The Tab S3 comes with an all glass back, leaving the earlier plastic behind. The display now supports HDR video, which should make content that supports it look really good on screen. That, fuelled by the Snapdragon 820 processor and faster graphics, should make for a better viewing experience. Like the iPad Pro, the Tab S3 has four speakers for louder and more immersive sound, for which Samsung collaborated with Austrian company AKG Acoustics. A handful of tablets now work with a stylus that is customised for them including the iPad Pro line, Microsoft’s Surface products, Lenovo’s Yoga Book and now Samsung’s Tab S3. Samsung has brought the S-Pen to the tablet form before, but only briefly. This time, the new tablet has the functionality of a device from the Note line. There’s also a detachable keyboard which can quickly turn the tablet into a work device, but this is sold separately.

Samsung also launched two Windows tablets, Galaxy Books in 10 and 12-inch sizes. These go head-to-head with high-enders such as Microsoft’s Surface 4, the iPad Pro and Lenovo’s tablets. Both Galaxy Book tablets are obviously meant for professionals and can run full blown Windows applications. They come with a detachable keyboard, which you don’t have to buy separately, and include the S-Pen stylus. They run on the powerful 7th Gen Intel Core processors.

Lenovo probably has the largest number of tablet options among any of the larger companies today. Just launched is a whole series in a new line they refer to as Tab 4, which includes eight and 10-inch tablets each with a ‘Plus’ variant. The tablets have modest specifications and are likely to be in the affordable category. It is to be seen whether these accelerate the market for tablets.
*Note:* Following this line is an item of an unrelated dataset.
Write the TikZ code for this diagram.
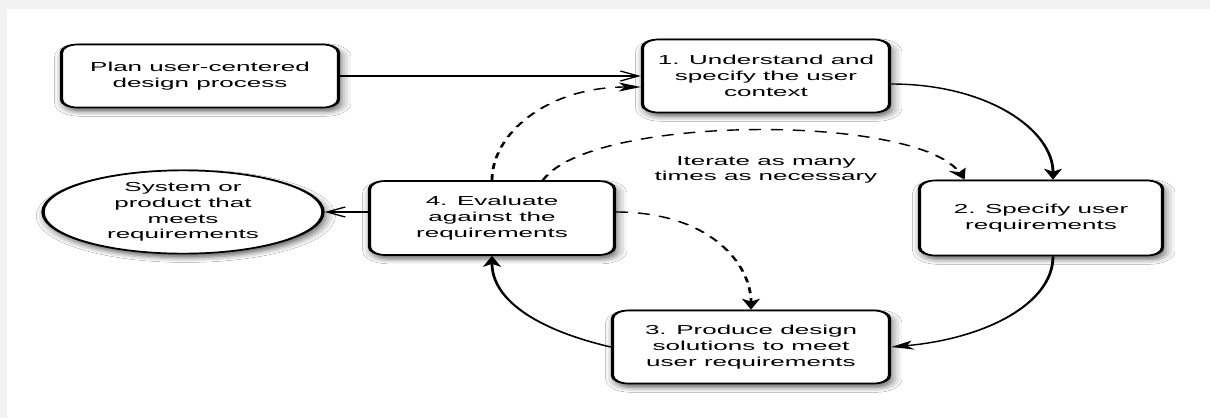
\documentclass[tikz,border=0pt]{standalone}
\usepackage{fontspec}
\setmainfont{Liberation Sans}
\usetikzlibrary{arrows.meta, positioning, shapes.geometric, shadows.blur}

\begin{document}
\begin{tikzpicture}[x=.5pt, y=-.5pt,
	stepbox/.style={draw, line width=.85pt, rounded corners=4pt, fill=white, align=center, inner sep=0pt, font=\fontsize{6.5pt}{7.85pt}\selectfont, blur shadow={shadow xshift=.7pt, shadow yshift=-2pt, shadow blur radius=2.4pt, shadow opacity=60}},
	goalbox/.style={stepbox, ellipse, rounded corners=0pt},
	flow/.style={line width=.7pt, -{Stealth[length=5.5pt, width=4.5pt, inset=1.5pt]}},
	loopback/.style={flow, dash pattern=on 3pt off 2.5pt},
	feed/.style={line width=.6pt, -{Straight Barb[length=4.5pt, width=5pt]}}]
	\fill[gray!10] (0,0) rectangle (1210,418);
	\fill[white] (7,9) rectangle (1210,418);
	\useasboundingbox (0,0) rectangle (1210,418);
	\begin{scope}[transform canvas={xscale=2}, x=.25pt]
	\node[stepbox, minimum width=69.25pt, minimum height=31.5pt] (plan) at (200,76) {Plan user-centered\\design process};
	\node[stepbox, minimum width=61.75pt, minimum height=36.5pt] (u1) at (766,76) {1. Understand and\\specify the user\\context};
	\node[stepbox, minimum width=60.75pt, minimum height=37.5pt] (s2) at (1041,218) {2. Specify user\\requirements};
	\node[stepbox, minimum width=69.25pt, minimum height=36.5pt] (p3) at (751,347) {3. Produce design\\solutions to meet\\user requirements};
	\node[stepbox, minimum width=61.25pt, minimum height=37pt] (e4) at (492,218) {4. Evaluate\\against the\\requirements};
	\node[goalbox, minimum width=70pt, minimum height=37.5pt] (sys) at (183,212) {System or\\product that\\meets\\requirements};
	\node[align=center, inner sep=0pt, font=\fontsize{6.5pt}{7.85pt}\selectfont] (iter) at (766,170) {Iterate as many\\times as necessary};

	\draw[feed] (plan) -- (u1);
	\draw[feed] (e4.west |- sys) -- (sys);
	\draw[flow] ([yshift=-4pt]u1.east) to[out=0, in=90] ([xshift=3pt]s2.north);
	\draw[flow] ([xshift=3pt]s2.south) to[out=-90, in=10] (p3.east);
	\draw[flow] (p3.west) to[out=155, in=-90] (e4.south);
	\draw[loopback] (e4.north) to[out=90, in=180] ([yshift=-5.5pt]u1.west);
	\draw[loopback] ([xshift=12.75pt]e4.north) to[out=70, in=110, looseness=.85] ([xshift=-19.1pt]s2.north);
	\draw[loopback] ([yshift=3pt]e4.east) to[out=0, in=90] (p3.north);
	\end{scope}
\end{tikzpicture}
\end{document}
No matter the state of the tablet market, Apple’s next iPads, especially the iPad Pro 2, is hotly anticipated by Apple watchers. But everything, including when these will arrive and what they will be called, is too much in the realm of the rumoured so far. People don’t update tablets, specially their iPads, every year. Working quite solidly over a span of years, they can get by very well without the user having to buy a new one. So it isn’t sure whether Apple really needs a new iPad line at present, with sales being flat. With little being known on any new technology coming in these pioneering tablets, all the discussion is about sizes and variations in specs.